§ Supplied data:
────
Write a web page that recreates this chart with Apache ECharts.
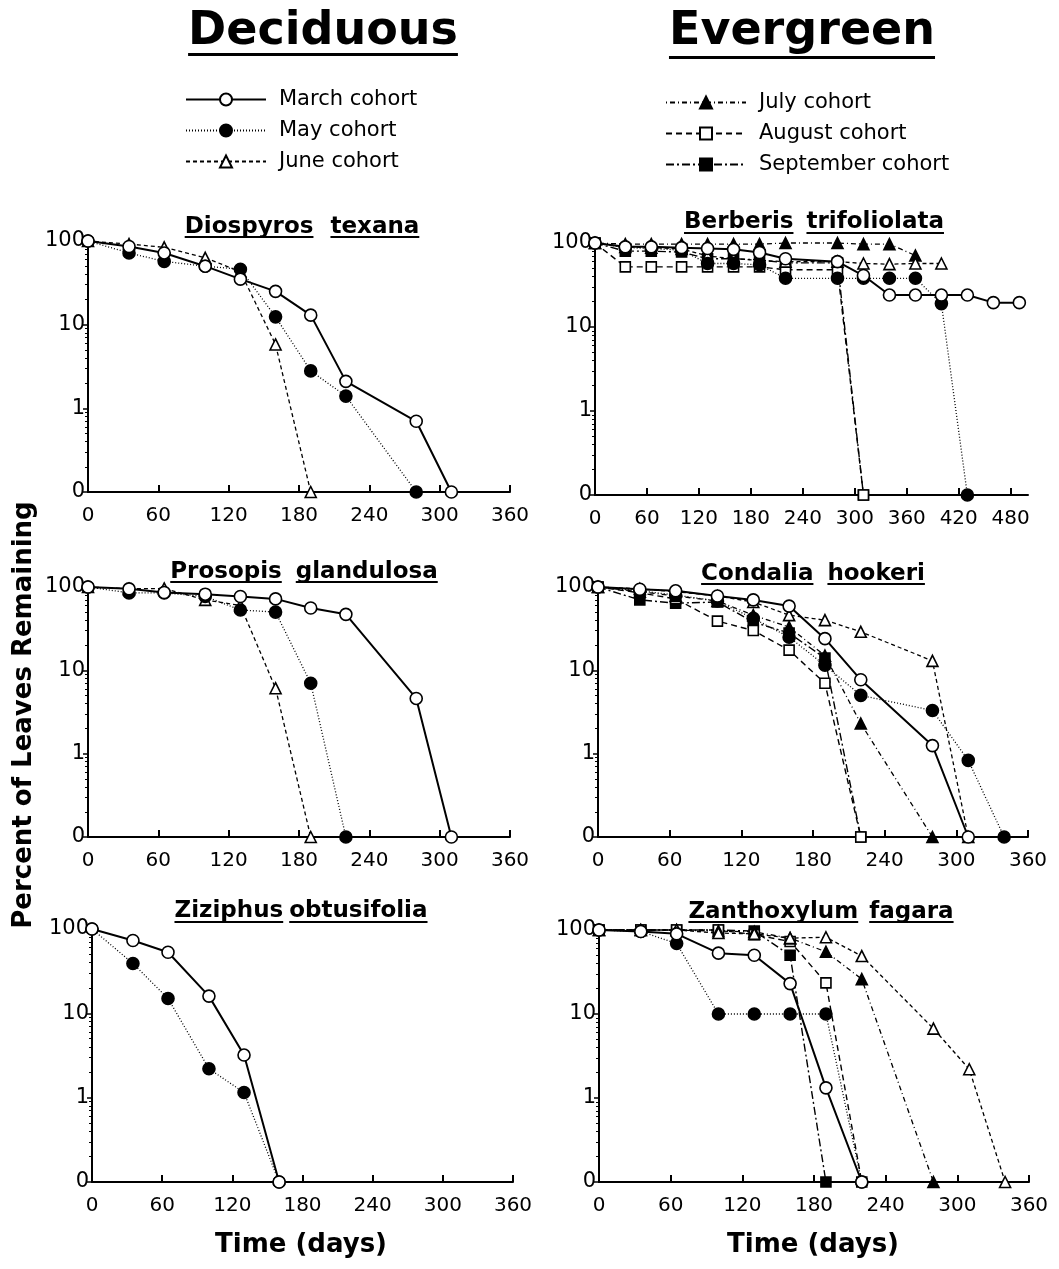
<!DOCTYPE html>
<html>
<head>
<meta charset="utf-8">
<title>Percent of leaves remaining</title>
<script src="https://cdn.jsdelivr.net/npm/echarts@6/dist/echarts.min.js"></script>
<style>
html, body { margin: 0; padding: 0; background: #fff; }
#chart { width: 1059px; height: 1269px; }
</style>
</head>
<body>
<div id="chart"></div>
<script>
// y axis is log10(percent); a value of 0 is drawn one decade below 1
var yTickLabels = ['0', '1', '10', '100']

// Diospyros texana
var diosDays = [0, 35, 65, 100, 130, 160, 190, 220, 280, 310]
var diosMarch = [100, 86, 72, 50, 35, 25, 13, 2.1, 0.7, 0]
var diosMay = [100, 72, 57, 50, 46, 12.4, 2.8, 1.4, 0]
var diosJune = [100, 92, 84, 63, 43, 5.8, 0]

// Prosopis glandulosa
var prosDays = [0, 35, 65, 100, 130, 160, 190, 220, 280, 310]
var prosMarch = [100, 95, 86, 82, 77, 72, 56, 47, 4.6, 0]
var prosMay = [100, 85, 85, 77, 53, 50, 7, 0]
var prosJune = [100, 95, 96, 70, 60, 6.1, 0]

// Ziziphus obtusifolia
var zizDays = [0, 35, 65, 100, 130, 160]
var zizMarch = [100, 73, 53, 16, 3.2, 0]
var zizMay = [100, 39, 15, 2.2, 1.15, 0]

// Berberis trifoliolata
var berbDays = [0, 35, 65, 100, 130, 160, 190, 220, 280, 310, 340, 370, 400, 430, 460, 490]
var berbMarch = [100, 90, 90, 88, 86, 84, 77, 65, 60, 41, 24, 24, 24, 24, 19.5, 19.5]
var berbMay = [100, 88, 86, 82, 57, 57, 55, 38, 38, 38, 38, 38, 19, 0]
var berbJune = [100, 90, 88, 85, 70, 65, 62, 60, 60, 57, 56, 57, 57]
var berbJuly = [100, 97, 97, 97, 97, 97, 97, 100, 100, 97, 97, 71]
var berbAug = [100, 52, 52, 52, 52, 52, 52, 48, 48, 0]
var berbSep = [100, 80, 80, 78, 65, 65, 63, 58, 58, 0]

// Condalia hookeri
var condDays = [0, 35, 65, 100, 130, 160, 190, 220, 280, 310, 340]
var condMarch = [100, 94, 90, 78, 70, 59, 24, 7.7, 1.25, 0]
var condMay = [100, 90, 80, 68, 42, 25, 11.5, 5, 3.3, 0.83, 0]
var condJune = [100, 95, 88, 78, 66, 46, 40, 29, 13, 0]
var condJuly = [100, 88, 78, 68, 46, 33, 15, 2.3, 0]
var condAug = [100, 85, 72, 39, 30, 17.5, 7, 0]
var condSep = [100, 70, 64, 66, 38, 28, 14, 0]

// Zanthoxylum fagara
var zanDays = [0, 35, 65, 100, 130, 160, 190, 220, 280, 310, 340]
var zanMarch = [100, 96, 90, 53, 50, 23, 1.32, 0]
var zanMay = [100, 96, 69, 10, 10, 10, 10, 0]
var zanJune = [100, 100, 100, 92, 90, 80, 82, 49, 6.7, 2.2, 0]
var zanJuly = [100, 100, 100, 97, 95, 80, 55, 26, 0]
var zanAug = [100, 100, 100, 100, 88, 73, 23.5, 0]
var zanSep = [100, 100, 100, 100, 97, 50, 0]

var FONT = '"DejaVu Sans", "Liberation Sans", sans-serif'

// look of each cohort
var cohortStyle = {
  'March cohort': { symbol: 'circle', size: 12, fill: '#fff', width: 2, type: 'solid' },
  'May cohort': { symbol: 'circle', size: 12, fill: '#000', width: 1.3, type: [1, 2] },
  'June cohort': { symbol: 'triangle', size: 11, fill: '#fff', width: 1.3, type: [4, 3] },
  'July cohort': { symbol: 'triangle', size: 11, fill: '#000', width: 1.3, type: [1, 3, 5, 3] },
  'August cohort': { symbol: 'rect', size: 10, fill: '#fff', width: 1.4, type: [6, 4] },
  'September cohort': { symbol: 'rect', size: 10, fill: '#000', width: 1.4, type: [8, 3, 2, 3] }
}

var panels = [
  { words: ['Diospyros', 'texana'], gap: 17, cx: 302, ty: 227, uy: 236,
    grid: { left: 88, top: 241, width: 422, height: 251 }, xMax: 360,
    lines: [['June cohort', diosDays, diosJune], ['May cohort', diosDays, diosMay], ['March cohort', diosDays, diosMarch]] },
  { words: ['Berberis', 'trifoliolata'], gap: 13, cx: 814, ty: 222, uy: 232,
    grid: { left: 595, top: 243, width: 433, height: 252 }, xMax: 500,
    lines: [['September cohort', berbDays, berbSep], ['August cohort', berbDays, berbAug], ['July cohort', berbDays, berbJuly],
      ['June cohort', berbDays, berbJune], ['May cohort', berbDays, berbMay], ['March cohort', berbDays, berbMarch]] },
  { words: ['Prosopis', 'glandulosa'], gap: 14, cx: 304, ty: 572, uy: 581,
    grid: { left: 88, top: 587, width: 422, height: 250 }, xMax: 360,
    lines: [['June cohort', prosDays, prosJune], ['May cohort', prosDays, prosMay], ['March cohort', prosDays, prosMarch]] },
  { words: ['Condalia', 'hookeri'], gap: 14, cx: 813, ty: 574, uy: 583,
    grid: { left: 598, top: 587, width: 430, height: 250 }, xMax: 360,
    lines: [['September cohort', condDays, condSep], ['August cohort', condDays, condAug], ['July cohort', condDays, condJuly],
      ['June cohort', condDays, condJune], ['May cohort', condDays, condMay], ['March cohort', condDays, condMarch]] },
  { words: ['Ziziphus', 'obtusifolia'], gap: 6, cx: 301, ty: 911, uy: 921,
    grid: { left: 92, top: 929, width: 421, height: 253 }, xMax: 360,
    lines: [['May cohort', zizDays, zizMay], ['March cohort', zizDays, zizMarch]] },
  { words: ['Zanthoxylum', 'fagara'], gap: 11, cx: 821, ty: 912, uy: 921,
    grid: { left: 599, top: 930, width: 430, height: 252 }, xMax: 360,
    lines: [['September cohort', zanDays, zanSep], ['August cohort', zanDays, zanAug], ['July cohort', zanDays, zanJuly],
      ['June cohort', zanDays, zanJune], ['May cohort', zanDays, zanMay], ['March cohort', zanDays, zanMarch]] }
]

function toLog (v) {
  return v > 0 ? Math.log10(v) : -1
}

// log minor ticks 2..9 in each decade
var minorTicks = []
for (var d = -1; d < 2; d++) {
  for (var k = 2; k < 10; k++) minorTicks.push(d + Math.log10(k))
}

var measure = document.createElement('canvas').getContext('2d')
function textWidth (str, font) {
  measure.font = font
  return measure.measureText(str).width
}

// title with each word underlined separately
function underlinedTitle (words, gap, cx, ty, uy, size, thick) {
  var font = 'bold ' + size + 'px ' + FONT
  var widths = words.map(function (w) { return textWidth(w, font) })
  var total = widths.reduce(function (a, b) { return a + b }, 0) + gap * (words.length - 1)
  var x = cx - total / 2
  var out = []
  words.forEach(function (w, i) {
    out.push({ type: 'text', x: x, y: ty, style: { text: w, font: font, fill: '#000', textAlign: 'left', textVerticalAlign: 'middle' } })
    out.push({ type: 'rect', shape: { x: x, y: uy, width: widths[i], height: thick }, style: { fill: '#000' } })
    x += widths[i] + gap
  })
  return out
}

var grids = []
var xAxes = []
var yAxes = []
var series = []
var graphics = []

panels.forEach(function (p, i) {
  grids.push(Object.assign({ outerBoundsMode: 'none', containLabel: false }, p.grid))
  xAxes.push({
    gridIndex: i, type: 'value', min: 0, max: p.xMax, interval: 60,
    axisLine: { show: true, onZero: false, lineStyle: { color: '#000', width: 2 } },
    axisTick: { show: true, inside: true, length: 7, lineStyle: { color: '#000', width: 2 } },
    axisLabel: { color: '#000', fontSize: 20, fontFamily: FONT, margin: 14, showMaxLabel: p.xMax === 360 },
    splitLine: { show: false }
  })
  yAxes.push({
    gridIndex: i, type: 'value', min: -1, max: 2, interval: 1,
    axisLine: { show: true, onZero: false, lineStyle: { color: '#000', width: 2 } },
    axisTick: { show: true, inside: false, length: 5, lineStyle: { color: '#000', width: 1.5 } },
    axisLabel: { color: '#000', fontSize: 21, fontFamily: FONT, margin: 3,
      formatter: function (v) { return yTickLabels[Math.round(v) + 1] } },
    splitLine: { show: false }
  })
  yAxes.push({
    gridIndex: i, type: 'value', min: -1, max: 2,
    axisLine: { show: false },
    axisTick: { show: true, inside: true, length: 3, customValues: minorTicks, lineStyle: { color: '#000', width: 1 } },
    axisLabel: { show: false },
    splitLine: { show: false }
  })
  p.lines.forEach(function (l) {
    var st = cohortStyle[l[0]]
    var days = l[1]
    series.push({
      type: 'line',
      name: l[0],
      xAxisIndex: i,
      yAxisIndex: i * 2,
      data: l[2].map(function (v, j) { return [days[j], toLog(v)] }),
      symbol: st.symbol,
      symbolSize: st.size,
      showSymbol: true,
      clip: false,
      itemStyle: { color: st.fill, borderColor: '#000', borderWidth: 1.6 },
      lineStyle: { color: '#000', width: st.width, type: st.type },
      emphasis: { disabled: true }
    })
  })
  graphics = graphics.concat(underlinedTitle(p.words, p.gap, p.cx, p.ty, p.uy, 23, 2))
})

graphics = graphics.concat(underlinedTitle(['Deciduous'], 0, 323, 32, 53, 46, 3))
graphics = graphics.concat(underlinedTitle(['Evergreen'], 0, 802, 32, 56, 46, 3))

graphics.push({ type: 'text', x: 24, y: 715, rotation: Math.PI / 2,
  style: { text: 'Percent of Leaves Remaining', font: 'bold 26px ' + FONT, fill: '#000', textAlign: 'center', textVerticalAlign: 'middle' } })
graphics.push({ type: 'text', x: 301, y: 1245,
  style: { text: 'Time (days)', font: 'bold 26px ' + FONT, fill: '#000', textAlign: 'center', textVerticalAlign: 'middle' } })
graphics.push({ type: 'text', x: 813, y: 1245,
  style: { text: 'Time (days)', font: 'bold 26px ' + FONT, fill: '#000', textAlign: 'center', textVerticalAlign: 'middle' } })

var legendCommon = {
  orient: 'vertical', itemWidth: 80, itemHeight: 15, itemGap: 10, selectedMode: false,
  textStyle: { color: '#000', fontSize: 21, fontFamily: FONT, padding: [0, 0, 0, 8] }
}

var option = {
  backgroundColor: '#fff',
  animation: false,
  grid: grids,
  xAxis: xAxes,
  yAxis: yAxes,
  legend: [
    Object.assign({ left: 180, top: 84, data: ['March cohort', 'May cohort', 'June cohort'] }, legendCommon),
    Object.assign({ left: 660, top: 87, data: ['July cohort', 'August cohort', 'September cohort'] }, legendCommon)
  ],
  graphic: graphics,
  series: series
}

var chart = echarts.init(document.getElementById('chart'))
chart.setOption(option)
</script>
</body>
</html>
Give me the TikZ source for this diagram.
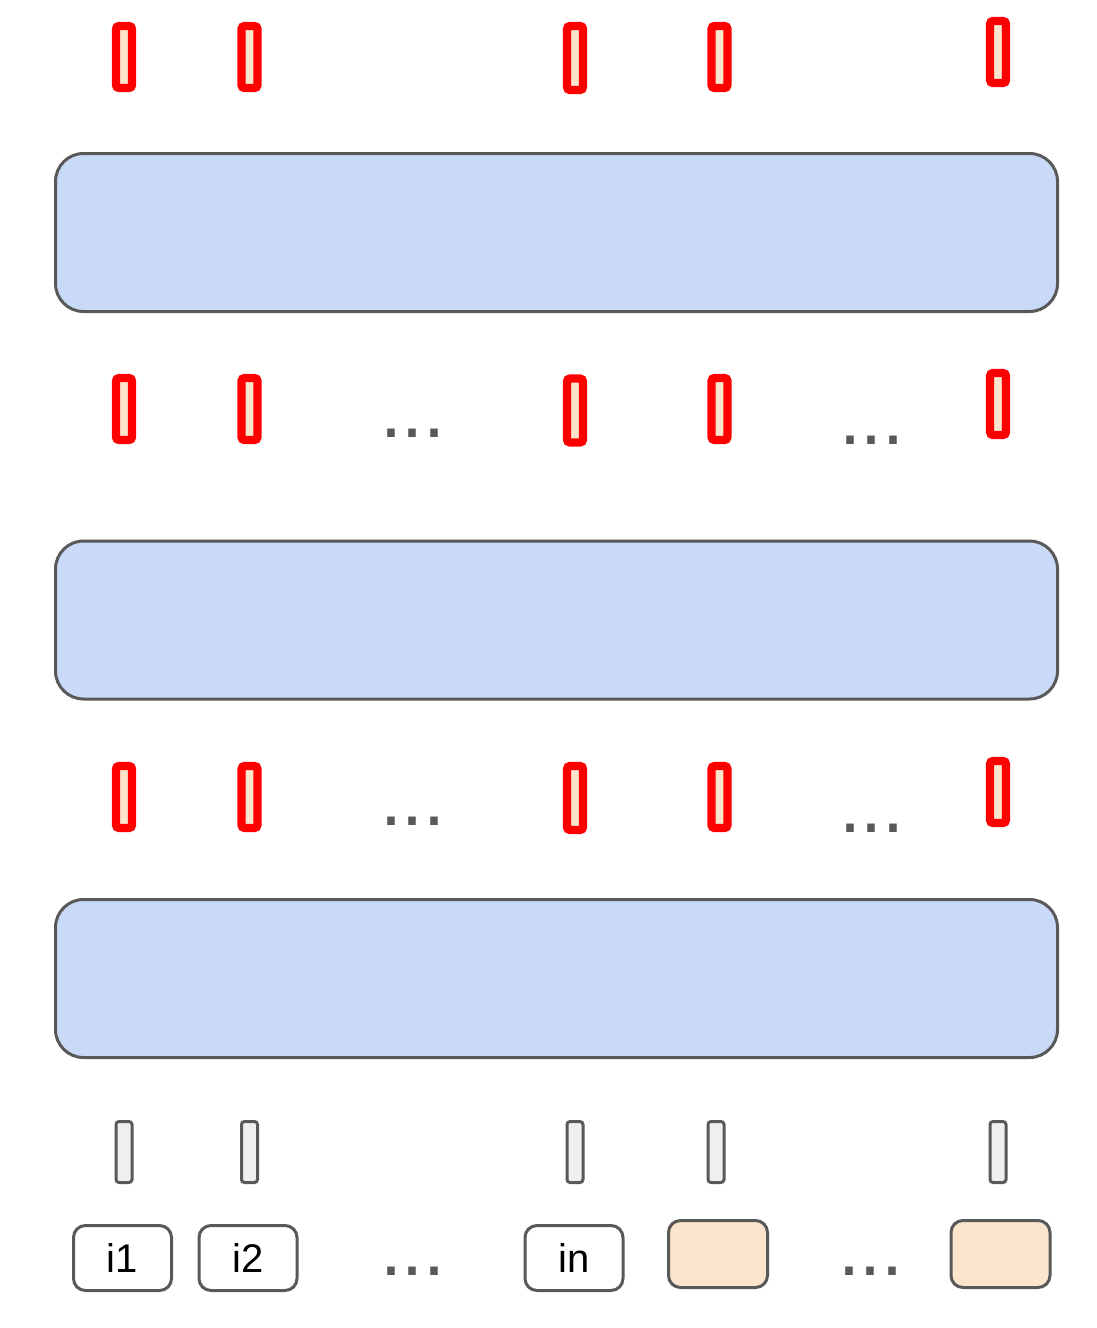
\documentclass[tikz,border=0pt]{standalone}
\usepackage{fontspec}
\setmainfont{Liberation Sans}
\definecolor{bluefill}{HTML}{C9DAF8}
\definecolor{beige}{HTML}{FCE5CD}
\definecolor{grayfill}{HTML}{EFEFEF}
\definecolor{edge}{HTML}{595959}
\definecolor{redline}{HTML}{FF0000}
\begin{document}
\begin{tikzpicture}[x=1pt,y=-1pt,
  layerbox/.style={draw=edge,line width=3pt,fill=bluefill,rounded corners=28pt,
    minimum width=1002pt,minimum height=158pt,inner sep=0pt},
  outbar/.style={draw=redline,line width=8.2pt,fill=beige,rounded corners=3pt,
    minimum width=16pt,minimum height=62pt,inner sep=0pt},
  inbar/.style={draw=edge,line width=3pt,fill=grayfill,rounded corners=3pt,
    minimum width=16pt,minimum height=61pt,inner sep=0pt},
  tokbox/.style={draw=edge,line width=3pt,fill=white,rounded corners=12pt,
    minimum width=98pt,minimum height=65pt,inner sep=0pt,
    font=\fontsize{40}{48}\selectfont},
  padbox/.style={draw=edge,line width=3pt,fill=beige,rounded corners=12pt,
    minimum width=99pt,minimum height=67pt,inner sep=0pt},
  dotstext/.style={anchor=base west,inner sep=0pt,text=edge,
    font=\fontsize{79}{80}\selectfont}]
\useasboundingbox (0,0) rectangle (1096,1328);
% top output bars
\node[outbar] (r1a) at (124,57) {};
\node[outbar] (r1b) at (249.5,57) {};
\node[outbar,minimum height=64pt] (r1c) at (575,58) {};
\node[outbar] (r1d) at (719.5,57) {};
\node[outbar] (r1e) at (998,52) {};
% layer 1
\node[layerbox] (L1) at (556.5,232.5) {};
% row 2
\node[outbar] (r2a) at (124,409) {};
\node[outbar] (r2b) at (249.5,409) {};
\node[outbar,minimum height=64pt] (r2c) at (575,410.5) {};
\node[outbar] (r2d) at (719.5,409) {};
\node[outbar] (r2e) at (998,404) {};
\node[dotstext] (d2l) at (379.8,437) {...};
\node[dotstext] (d2r) at (838.8,444) {...};
% layer 2
\node[layerbox] (L2) at (556.5,620) {};
% row 3
\node[outbar] (r3a) at (124,797) {};
\node[outbar] (r3b) at (249.5,797) {};
\node[outbar,minimum height=64pt] (r3c) at (575,798) {};
\node[outbar] (r3d) at (719.5,797) {};
\node[outbar] (r3e) at (998,792) {};
\node[dotstext] (d3l) at (379.8,825) {...};
\node[dotstext] (d3r) at (838.8,832) {...};
% layer 3
\node[layerbox] (L3) at (556.5,978.5) {};
% input bars
\node[inbar] (g1) at (124,1152) {};
\node[inbar] (g2) at (249.5,1152) {};
\node[inbar] (g3) at (575,1152) {};
\node[inbar] (g4) at (716,1152) {};
\node[inbar] (g5) at (998,1152) {};
% tokens
\node[tokbox] (t1) at (122.5,1258) {i1};
\node[tokbox] (t2) at (248,1258) {i2};
\node[tokbox] (tn) at (574,1258) {in};
\node[padbox] (p1) at (718,1254) {};
\node[padbox] (p2) at (1000.5,1254) {};
\node[dotstext] (d4l) at (379.8,1275) {...};
\node[dotstext] (d4r) at (837.8,1275) {...};
\end{tikzpicture}
\end{document}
────
§ Your objective: Across the data above, how many lines include the word "with"? Give only the count.

§ In response: 2